_Data provided_

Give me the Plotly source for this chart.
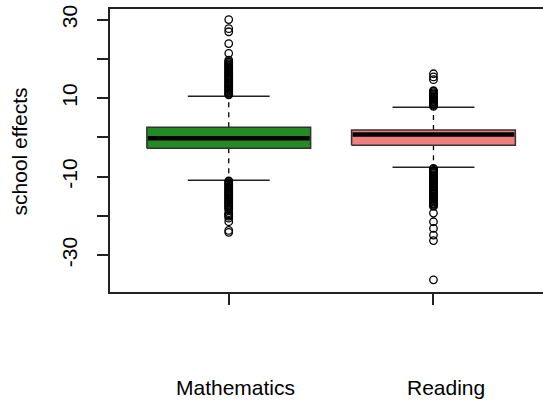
import plotly.graph_objects as go

# ---- data ----
subjects = ["Mathematics", "Reading"]
box_colors = ["#228B22", "#F08080"]
q1 = [-2.8, -2.0]
median = [-0.2, 0.7]
q3 = [2.6, 1.9]
lower_whisker = [-10.9, -7.6]
upper_whisker = [10.5, 7.7]

math_outliers_high = [10.8, 11.0, 11.3, 11.5, 11.8, 12.1, 12.3, 12.6, 12.9, 13.1, 13.4, 13.7,
                      13.9, 14.2, 14.5, 14.8, 15.0, 15.3, 15.6, 15.8, 16.1, 16.4, 16.6, 16.9,
                      17.2, 17.5, 17.7, 18.0, 18.3, 18.5, 18.8, 19.1, 19.3, 19.7, 21.4, 23.9,
                      26.9, 27.7, 30.0]
math_outliers_low = [-11.1, -11.3, -11.6, -11.9, -12.1, -12.4, -12.7, -13.0, -13.2, -13.5,
                     -13.8, -14.0, -14.3, -14.6, -14.8, -15.1, -15.4, -15.7, -15.9, -16.2,
                     -16.5, -16.7, -17.0, -17.3, -17.5, -17.8, -18.1, -18.4, -19.2, -19.5,
                     -19.8, -20.1, -20.6, -21.5, -23.7, -24.2]
read_outliers_high = [7.9, 8.2, 8.4, 8.7, 9.0, 9.2, 9.5, 9.8, 10.1, 10.3, 10.6, 10.9, 11.1,
                      11.4, 11.7, 11.9, 14.7, 15.4, 16.2]
read_outliers_low = [-7.9, -8.1, -8.4, -8.7, -8.9, -9.2, -9.5, -9.8, -10.0, -10.3, -10.6,
                     -10.8, -11.1, -11.4, -11.6, -11.9, -12.2, -12.5, -12.7, -13.0, -13.3,
                     -13.5, -13.8, -14.1, -14.3, -14.6, -14.9, -15.2, -15.4, -15.7, -16.0,
                     -16.2, -16.5, -16.8, -17.0, -17.3, -17.6, -19.3, -21.5, -23.2, -24.9,
                     -26.3, -36.3]
outliers = [math_outliers_high + math_outliers_low, read_outliers_high + read_outliers_low]

y_tick_values = [-30, -20, -10, 0, 10, 20, 30]
y_tick_labels = ["-30", "", "-10", "", "10", "", "30"]

FONT = "Liberation Sans, Arial, sans-serif"
BOX_W = 0.8
fig = go.Figure()

for i, name in enumerate(subjects):
    x = i + 1
    l, r = x - BOX_W / 2, x + BOX_W / 2
    # dashed whiskers
    fig.add_trace(go.Scatter(
        x=[x, x, None, x, x], y=[q3[i], upper_whisker[i], None, q1[i], lower_whisker[i]],
        mode="lines", line=dict(color="black", width=1.3, dash="5px,5px"),
        showlegend=False, hoverinfo="skip"))
    # staples
    fig.add_trace(go.Scatter(
        x=[x - BOX_W / 4, x + BOX_W / 4, None, x - BOX_W / 4, x + BOX_W / 4],
        y=[upper_whisker[i], upper_whisker[i], None, lower_whisker[i], lower_whisker[i]],
        mode="lines", line=dict(color="#222", width=1.5),
        showlegend=False, hoverinfo="skip"))
    # box body
    fig.add_trace(go.Scatter(
        x=[l, r, r, l, l], y=[q1[i], q1[i], q3[i], q3[i], q1[i]],
        mode="lines", fill="toself", fillcolor=box_colors[i],
        line=dict(color="#333", width=1.5), name=name, showlegend=False))
    # median
    fig.add_trace(go.Scatter(
        x=[l + 0.005, r - 0.005], y=[median[i], median[i]], mode="lines",
        line=dict(color="black", width=4.5), showlegend=False, hoverinfo="skip"))
    # outliers
    fig.add_trace(go.Scatter(
        x=[x] * len(outliers[i]), y=outliers[i], mode="markers",
        marker=dict(symbol="circle-open", size=7.5, color="black", line=dict(width=1.3)),
        showlegend=False))

# category labels below the axis
label_x = [1.032, 2.061]
for i, name in enumerate(subjects):
    fig.add_annotation(x=label_x[i], xref="x", y=-0.338, yref="paper", text=name,
                       showarrow=False, xanchor="center", yanchor="middle",
                       font=dict(family=FONT, size=21, color="black"))

fig.add_annotation(x=-0.208, xref="paper", y=0.4965, yref="paper", text="school effects",
                   textangle=-90, showarrow=False, xanchor="center", yanchor="middle",
                   font=dict(family=FONT, size=21, color="black"))

fig.update_layout(
    width=543, height=400,
    margin=dict(l=109.5, r=0, t=9, b=108),
    paper_bgcolor="white", plot_bgcolor="white",
    font=dict(family=FONT, size=21, color="black"),
    xaxis=dict(range=[0.42, 2.535], showgrid=False, zeroline=False,
               showline=True, mirror=True, linecolor="#222", linewidth=1.5,
               tickvals=[1, 2], ticktext=["", ""], ticks="outside", ticklen=11,
               tickwidth=1.5, tickcolor="#222"),
    yaxis=dict(range=[-39.4, 32.7], showgrid=False, zeroline=False,
               showline=True, linecolor="#222", linewidth=1.5,
               tickvals=y_tick_values, ticktext=y_tick_labels, tickangle=-90,
               ticks="outside", ticklen=11, tickwidth=1.5, tickcolor="#222",
               ticklabelstandoff=12, ticklabeloverflow="allow",
               tickfont=dict(family=FONT, size=21, color="black")),
)

# remove the default 8px page margin so the figure sits at the window's corner
fig.write_html("out.html",
               config={"displayModeBar": False},
               post_script="document.body.style.margin='0';document.body.style.overflow='hidden';")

_Exercise brief_
Emit the lines of the material exactly, from its first line to the line containing "upper_whisker = [10.5, 7.7]", inclusive; leave every picture out.

_Task answer_
Give me the Plotly source for this chart.
import plotly.graph_objects as go

# ---- data ----
subjects = ["Mathematics", "Reading"]
box_colors = ["#228B22", "#F08080"]
q1 = [-2.8, -2.0]
median = [-0.2, 0.7]
q3 = [2.6, 1.9]
lower_whisker = [-10.9, -7.6]
upper_whisker = [10.5, 7.7]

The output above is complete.